▶ [TASK BRIEF]: Repeat the material below exactly, with no pictures.

▶ [SUPPLIED MATERIAL]:
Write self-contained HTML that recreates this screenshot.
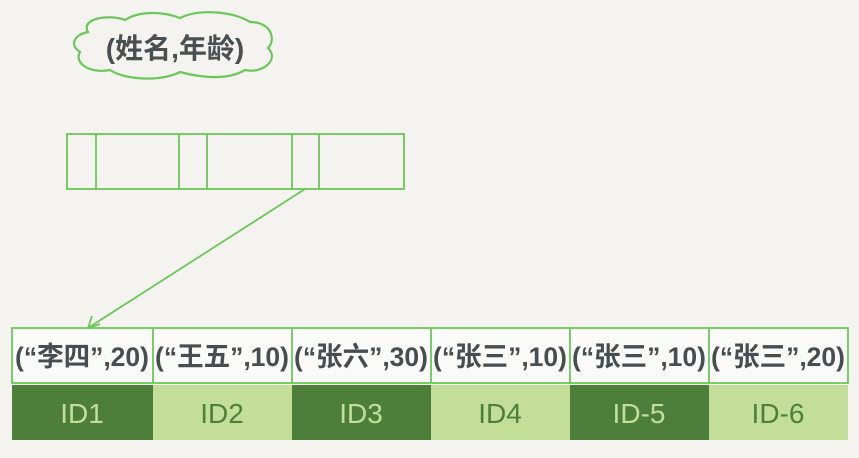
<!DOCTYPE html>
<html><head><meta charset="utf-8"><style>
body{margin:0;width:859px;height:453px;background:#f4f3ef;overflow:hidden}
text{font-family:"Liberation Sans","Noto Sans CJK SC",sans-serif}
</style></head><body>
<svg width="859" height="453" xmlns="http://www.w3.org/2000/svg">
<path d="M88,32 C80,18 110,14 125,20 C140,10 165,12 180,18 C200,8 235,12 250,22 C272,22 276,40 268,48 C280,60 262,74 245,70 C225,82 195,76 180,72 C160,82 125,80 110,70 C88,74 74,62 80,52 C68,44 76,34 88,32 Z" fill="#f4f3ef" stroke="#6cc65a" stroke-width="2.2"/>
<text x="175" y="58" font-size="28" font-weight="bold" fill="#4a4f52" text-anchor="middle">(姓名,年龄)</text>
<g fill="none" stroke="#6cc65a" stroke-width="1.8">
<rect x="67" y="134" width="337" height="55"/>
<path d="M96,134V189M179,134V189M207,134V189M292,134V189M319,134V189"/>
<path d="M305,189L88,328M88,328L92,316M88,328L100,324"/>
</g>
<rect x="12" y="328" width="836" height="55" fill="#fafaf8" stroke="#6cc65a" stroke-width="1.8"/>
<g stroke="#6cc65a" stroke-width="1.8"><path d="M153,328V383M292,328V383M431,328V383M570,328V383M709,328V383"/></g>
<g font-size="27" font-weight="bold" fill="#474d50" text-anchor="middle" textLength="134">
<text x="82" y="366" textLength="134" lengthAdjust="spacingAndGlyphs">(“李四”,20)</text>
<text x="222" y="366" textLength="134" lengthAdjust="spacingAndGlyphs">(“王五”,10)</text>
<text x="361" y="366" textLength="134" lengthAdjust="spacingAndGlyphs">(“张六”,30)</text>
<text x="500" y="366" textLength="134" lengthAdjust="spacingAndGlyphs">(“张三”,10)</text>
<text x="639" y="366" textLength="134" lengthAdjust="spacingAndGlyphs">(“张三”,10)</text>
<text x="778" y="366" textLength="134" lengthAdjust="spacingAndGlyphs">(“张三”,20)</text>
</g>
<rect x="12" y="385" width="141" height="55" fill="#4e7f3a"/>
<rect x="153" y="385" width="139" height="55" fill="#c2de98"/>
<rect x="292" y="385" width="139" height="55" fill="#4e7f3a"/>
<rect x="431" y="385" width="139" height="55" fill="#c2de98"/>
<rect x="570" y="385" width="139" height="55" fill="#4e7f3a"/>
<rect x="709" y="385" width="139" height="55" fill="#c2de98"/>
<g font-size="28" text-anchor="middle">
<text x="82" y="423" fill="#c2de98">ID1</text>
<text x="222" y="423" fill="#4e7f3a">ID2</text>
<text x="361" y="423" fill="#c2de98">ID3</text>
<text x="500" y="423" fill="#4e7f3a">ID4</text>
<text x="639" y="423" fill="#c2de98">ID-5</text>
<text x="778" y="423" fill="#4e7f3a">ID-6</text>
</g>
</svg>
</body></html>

▶ [THE ANSWER]:
Write self-contained HTML that recreates this screenshot.
<!DOCTYPE html>
<html><head><meta charset="utf-8"><style>
body{margin:0;width:859px;height:453px;background:#f4f3ef;overflow:hidden}
text{font-family:"Liberation Sans","Noto Sans CJK SC",sans-serif}
</style></head><body>
<svg width="859" height="453" xmlns="http://www.w3.org/2000/svg">
<path d="M88,32 C80,18 110,14 125,20 C140,10 165,12 180,18 C200,8 235,12 250,22 C272,22 276,40 268,48 C280,60 262,74 245,70 C225,82 195,76 180,72 C160,82 125,80 110,70 C88,74 74,62 80,52 C68,44 76,34 88,32 Z" fill="#f4f3ef" stroke="#6cc65a" stroke-width="2.2"/>
<text x="175" y="58" font-size="28" font-weight="bold" fill="#4a4f52" text-anchor="middle">(姓名,年龄)</text>
<g fill="none" stroke="#6cc65a" stroke-width="1.8">
<rect x="67" y="134" width="337" height="55"/>
<path d="M96,134V189M179,134V189M207,134V189M292,134V189M319,134V189"/>
<path d="M305,189L88,328M88,328L92,316M88,328L100,324"/>
</g>
<rect x="12" y="328" width="836" height="55" fill="#fafaf8" stroke="#6cc65a" stroke-width="1.8"/>
<g stroke="#6cc65a" stroke-width="1.8"><path d="M153,328V383M292,328V383M431,328V383M570,328V383M709,328V383"/></g>
<g font-size="27" font-weight="bold" fill="#474d50" text-anchor="middle" textLength="134">
<text x="82" y="366" textLength="134" lengthAdjust="spacingAndGlyphs">(“李四”,20)</text>
<text x="222" y="366" textLength="134" lengthAdjust="spacingAndGlyphs">(“王五”,10)</text>
<text x="361" y="366" textLength="134" lengthAdjust="spacingAndGlyphs">(“张六”,30)</text>
<text x="500" y="366" textLength="134" lengthAdjust="spacingAndGlyphs">(“张三”,10)</text>
<text x="639" y="366" textLength="134" lengthAdjust="spacingAndGlyphs">(“张三”,10)</text>
<text x="778" y="366" textLength="134" lengthAdjust="spacingAndGlyphs">(“张三”,20)</text>
</g>
<rect x="12" y="385" width="141" height="55" fill="#4e7f3a"/>
<rect x="153" y="385" width="139" height="55" fill="#c2de98"/>
<rect x="292" y="385" width="139" height="55" fill="#4e7f3a"/>
<rect x="431" y="385" width="139" height="55" fill="#c2de98"/>
<rect x="570" y="385" width="139" height="55" fill="#4e7f3a"/>
<rect x="709" y="385" width="139" height="55" fill="#c2de98"/>
<g font-size="28" text-anchor="middle">
<text x="82" y="423" fill="#c2de98">ID1</text>
<text x="222" y="423" fill="#4e7f3a">ID2</text>
<text x="361" y="423" fill="#c2de98">ID3</text>
<text x="500" y="423" fill="#4e7f3a">ID4</text>
<text x="639" y="423" fill="#c2de98">ID-5</text>
<text x="778" y="423" fill="#4e7f3a">ID-6</text>
</g>
</svg>
</body></html>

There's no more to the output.